U.S. President George W. Bush made a similar statement about Pakistan's sovereignty in July after meeting Pakistani premier Yousuf Raza Gilani in Washington.

Since then, suspected U.S. missile attacks across the Afghan border into Pakistan have intensified, and on Sept. 3, U.S. forces staged a ground assault in South Waziristan, the same region reportedly hit Wednesday.

CBS News National Security correspondent David Martin notes that a fundamental problem that is not going to be solved any time soon is the safe havens in Pakistan.

"The U.S. has stepped up its cross border strikes, mainly using unmanned drones, and that has provoked howls of protest from Pakistan and even threats to open fire on any American troops who cross the border," said Martin.

After the meeting between U.S. and Pakistani military officials, the American embassy in Islamabad put out a statement promising that the U.S. would respect Pakistani sovereignty. What it didn't say -- but which is also true, says Martin -- is the U.S. will continue to protect its troops in Afghanistan and that means going after the sanctuaries in Pakistan.

"In other words, the U.S. respects Pakistani sovereignty but will continue to violate it. Just as the U.S. regrets civilian casualties but can not -- no matter how hard it tries -- avoid them,'' said Martin.

American officials complain Islamabad has not done enough to keep militant groups from using Pakistan's tribal belt as a base from which to plan attacks on U.S. and NATO forces in neighboring Afghanistan. The tribal areas are semiautonomous regions where the Pakistani government has traditionally had limited influence.

"The Pakistani government has to take control on its side of the border and we are working in a variety of ways to help the Pakistani government build its capabilities," Richard Boucher, U.S. Assistant Secretary of State for South and Central Asian Affairs, told reporters in Brussels on Wednesday.

Pakistan insists it is doing its best to flush out militants and paying a heavy price.

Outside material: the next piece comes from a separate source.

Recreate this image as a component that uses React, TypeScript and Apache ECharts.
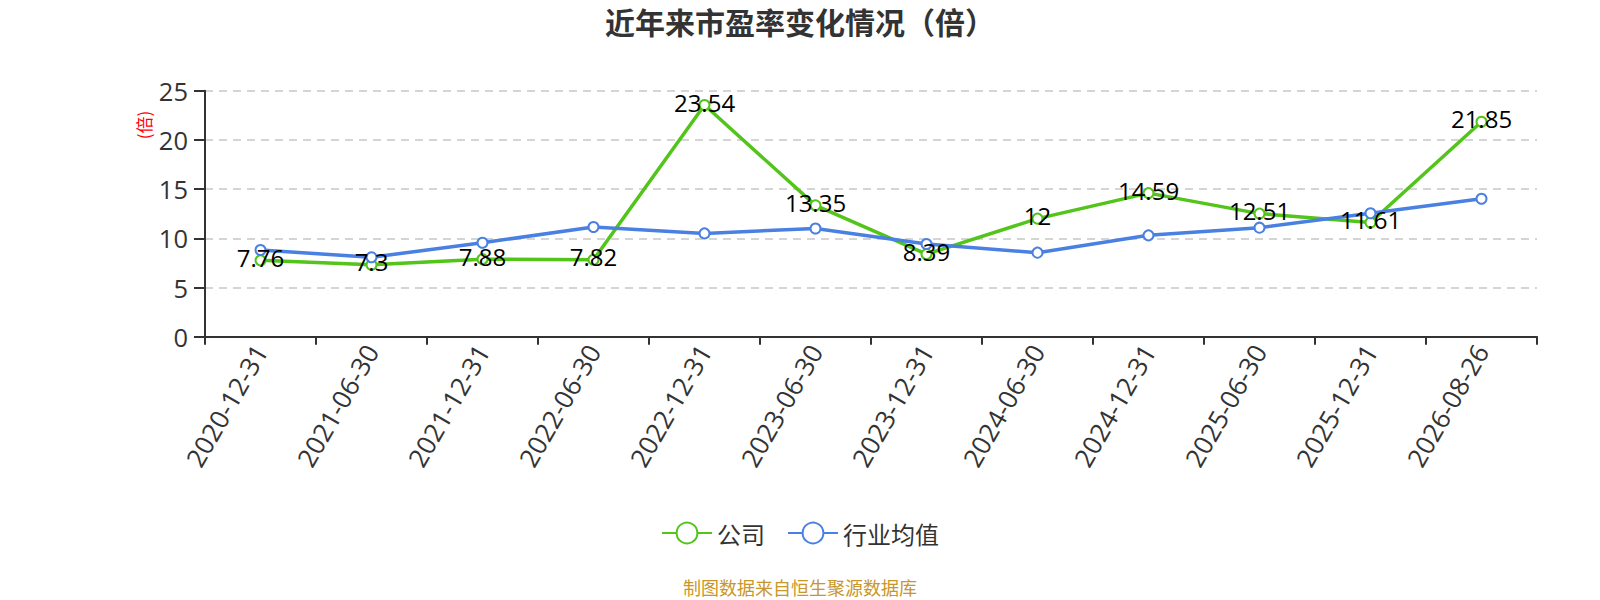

It points to its deployment of some 120,000 troops in the northwest, heavy losses suffered by its security forces, ongoing military offensives, and a wave of suicide attacks launched by the Taliban in revenge.

One such offensive, against insurgents in the Bajur border region, has garnered U.S. praise amid signs it is helping reduce violence on the Afghan side of the border. On Wednesday, troops backed by jet fighters killed at least 19 suspected insurgents, officials said. The army says more than 700 suspected militants and 40 troops have been killed in the six-week-old operation. It has declined to give an estimate of civilian casualties.

But the U.S. ground attack and suspected missile strikes have embarrassed Pakistan's government and its powerful military and threaten to fuel simmering anti-American sentiment in the country. Many here complain that Pakistan is being made a scapegoat for Western failures in Afghanistan and that cross-border attacks only fuel militancy.

Army chief Ashfaq Parvez Kayani issued a strong public rebuke to the U.S. last week, insisting Pakistan's territorial integrity "will be defended at all cost" and denying there was any agreement for U.S. forces to operate there.

Maj. Gen. Athar Abbas, the army's chief spokesman, told the AP on Tuesday that Pakistani commanders had received orders to fire on intruding forces following the Sept. 3 attack.

Some analysts said it was unlikely Pakistan would risk the huge sums it receives in American aid by targeting U.S. soldiers or aircraft and its civilian leaders insist that they must solve the issue through diplomacy.

"We cannot pick up guns and say that 'here we are coming,"' Defense Minister Chaudhry Ahmed Mukhtar told Dawn News on Wednesday. "I don't want to say anything which can jeopardize this relationship we have with the Americans on the issue of terrorism."

He said President Asif Ali Zardari would take up the issue on an upcoming trip to Washington.